After the consent comes the unpacking. Targum Pseudo-Jonathan on Genesis 24:53 describes Eliezer bringing out vessels of silver, vessels of gold, and vestments, which he gave to Rivekah. Then he gave presents to her brother and to her mother.

Notice the distribution. Rivekah gets the major wealth — the wearable riches, the vestments, the vessels of precious metal. Her brother and mother receive presents. The Aramaic word the Targum uses is a lesser category. Honorable, but secondary.

The message is encoded in the quantities. The bride is the event, not the transaction. Abraham's house is not purchasing a woman; it is honoring a family that released her. The wealth placed in Rivekah's hands is hers — it travels with her to her new life. The gifts to the family are the courtesy that any honorable marriage requires.

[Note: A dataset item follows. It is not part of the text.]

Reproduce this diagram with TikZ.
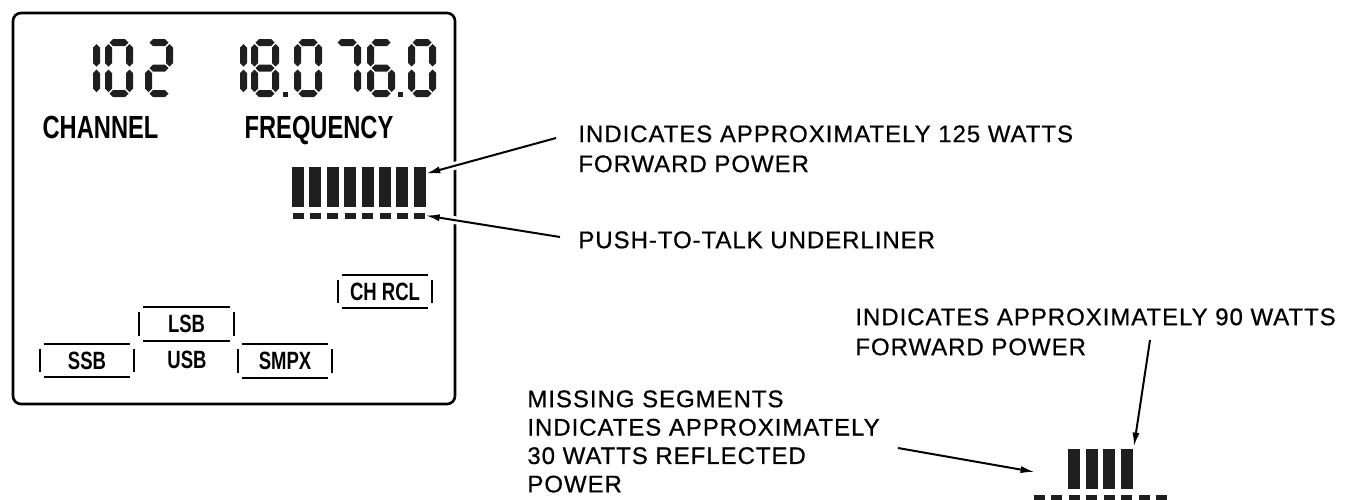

Notice what is missing too. No gifts to Bethuel the father. The Targum has already planted the knowledge that Bethuel was the man who prepared the poisoned dinner. The servant, consciously or not, hands presents to the mother and the brother — the decent part of the household — and skips the patriarch who tried to kill him. Providence is shaping the ceremony.

For the Maggid's listeners, this verse becomes a template. When you celebrate a marriage in the covenant family, dress the bride in abundance, thank the household that gave her, and let the gifts themselves mark what the household was. The vessels never lie about the story.